Dominic is being dedicated tomorrow night. I think for me it is a way of saying, or maybe shouting "HELP! I can't raise this little one alone!" I'm excited to see the friends and family that will be there and I'm excited to dedicate our son to God and to really just give him over. That's still a bit difficult...just a bit. I say that as Autumn lays next to me in bed and Dominic is checked on multiple times in the night. I have totally given them over;)

3 comments:

Lala said...

Good morning! Wonderful blog! I love 'guts on the table' honesty and I applaud Dana for being honest with you when you asked him and I pat you on the back for allowing him to BE honest. But honestly, ;) we all have crazy days...I remember feeling nuts like that when I was younger and feeling overwhelmed with life. I was reading some of my journals the other day and some of the entries were down right scarey, AND I didn't share them with anyone. You and Whit made it through my crazy times. I believe that God heard my silent screaming in my head in the middle of the night because I could not control what I was feeling and thinking. He showed me mercy just like he has shown you mercy.
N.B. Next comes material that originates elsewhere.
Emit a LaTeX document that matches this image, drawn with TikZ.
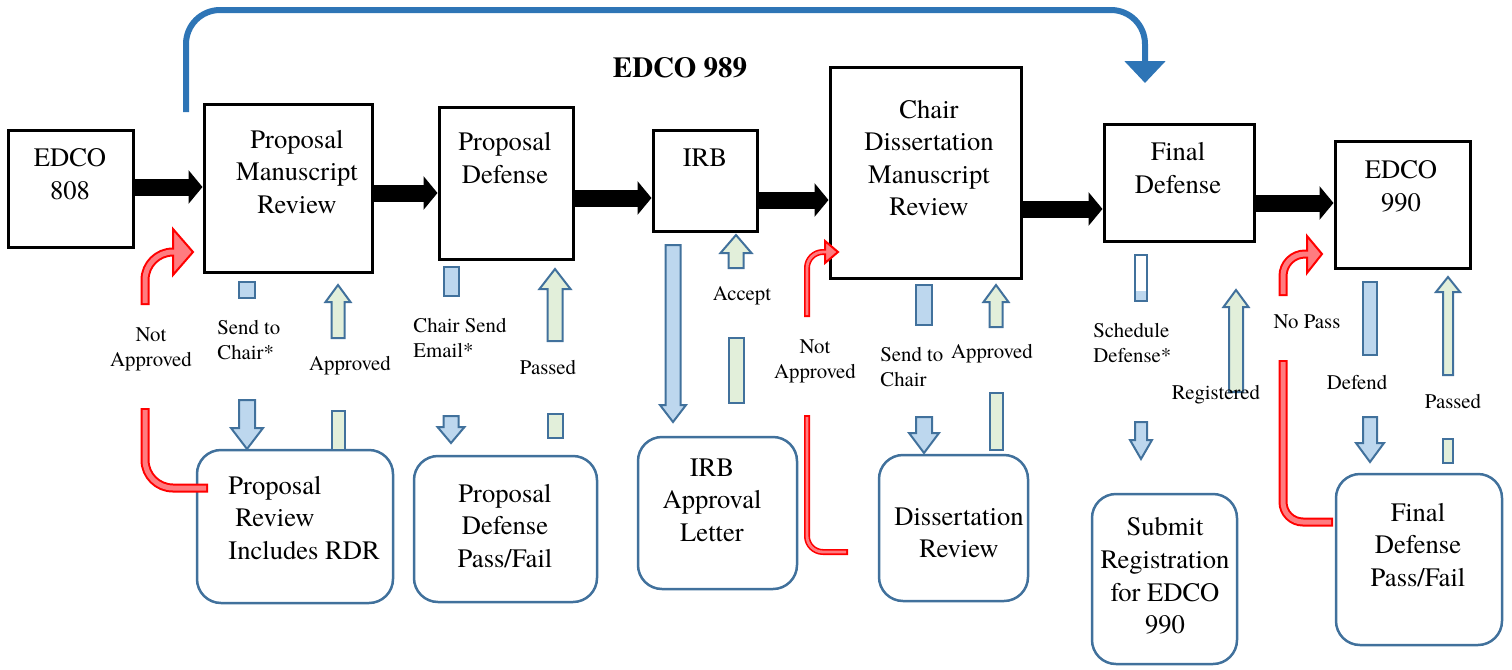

You are doing an awesome job of taking care of your family and now it is time to take it easy on everybody (especially you and D) during that beastly PMS time.
No more periods for me but still a few mini-crazies that last only minutes now. That's a lie, maybe last a day but very subtle.
I think it means that we all suffer from them it's just that some of us handle it differently. Honesty with our husband is major to getting relief...I could go on and on but this is your blog and besides, I will see you in a few hours! Pajama party! But I have to be in bed by 10! HA! (seriously) I need my rest :)
Love you forever, MOM

Anonymous said...

Isn't it amazing how "people in our lives" don't always love us?! I had one of those crazy moments (mine lasted about two days last week) Ran out of my meds and I felt this incredible amount of anger and urge to do and say bad shit, but then I would have to apologize...No more PMS for me just CRAZY BITCHINESS!! My old spiritual advisor once told me that we grow in those valleys we encounter, and we do because that's the time we really have to get down on our knees and admit we can't do it alone. Sorry I won't be able to make it tonight, I spent my day yesterday smelling like vicks and icy hot to try to avoid a sore throat along with my herbal teas. Isn't it great we don't have to be super stars. Rach

Elizabeth Ann said...

My dear friend,
We haven't spent much time together lately, but let me just say......I am in awe of you. PROMISE I am not saying this to be a kiss ass-you rock as a mom! I watch you with your kids and I think-how does she do it with such ease, grace and patience? I truly have had a bit of jealousy at how GOOD you are at being a mom. And your kids are proof! Autumn is the most kind hearted, sweet, thoughtful child-always wanting a hug or eskimo kiss, always grabbing Meredyth's hand and encouraging her to play....she is proof that you are doing amazing so far and I'm positive will continue to do. I envy your courage when it comes to your kids, I envy your dedication to your kids, I envy what a great mom you are. I almost feel I can never live up to it, in fact! I love you so and although you may feel you are not doing a great job, you ARE!!!!!